3)  Bend over at the hips and try to touch your toes.  Hold the stretch for a minimum of 30 seconds.

Quadriceps Stretch
1)  Stand straight up, with your feet close together.
2)  Lift your right leg up behind you and grab your foot with your right hand.
3)  Slowly pull your foot towards your lower back and hold for at least 30 seconds.
4)  Switch legs

Chest Stretch
1)  Hold your right arm out in front of you in a straight line.
2)  Move your right arm to the left, while keeping in straight, so it crosses your body.
3)  Use your left arm to push your right arm closer to your body until you feel the stretch in your chest.
4)  Hold for at least 30 seconds and then switch arms.

 Stretching in general is very beneficial for anyone, regardless of whether you're physically active or not.  Stretching increases your flexibility and helps circulate your blood flow, which can make your body more durable and less injury prone.  People get injured doing everyday tasks, like walking outside to get the mail or getting out of the shower.  Doing a set of stretches, whether that be static stretching or dynamic, is highly recommended for any person.

Over the years, there have been many studies that dispute the effects of static stretching.  It's been said that static stretching actually hinders your athletic performance because it weakens your muscles for up to an hour after stretching.  Weaker muscles are more susceptible to injury, which is why some choose not to do static stretching before any athletic activity.  

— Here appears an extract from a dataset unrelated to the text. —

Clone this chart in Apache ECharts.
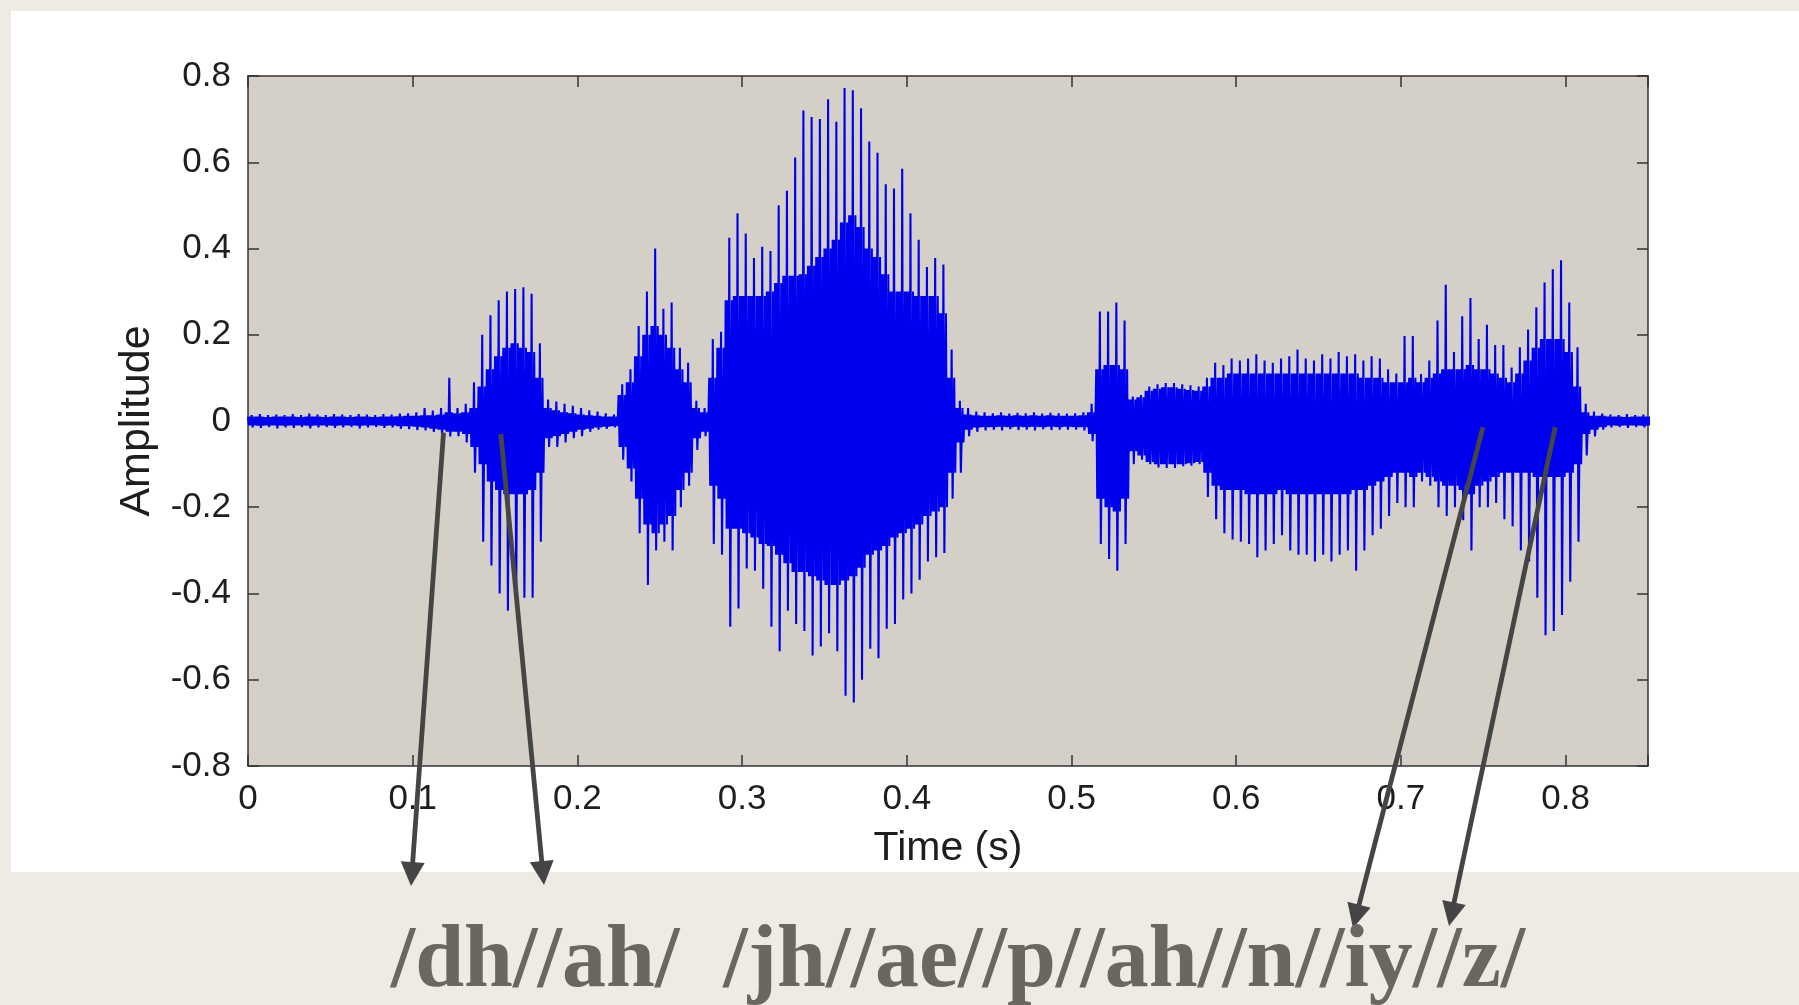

There isn't a clear cut rule when it comes to static stretching.  There are positives and negatives that come along with it.  I've done some static stretches before athletic competitions, as well as before I go running.  It made my body feel ready for competition and it didn't cause me to get injured.  It really depends on what you're trying to accomplish as an athlete and how your body responds to static stretching.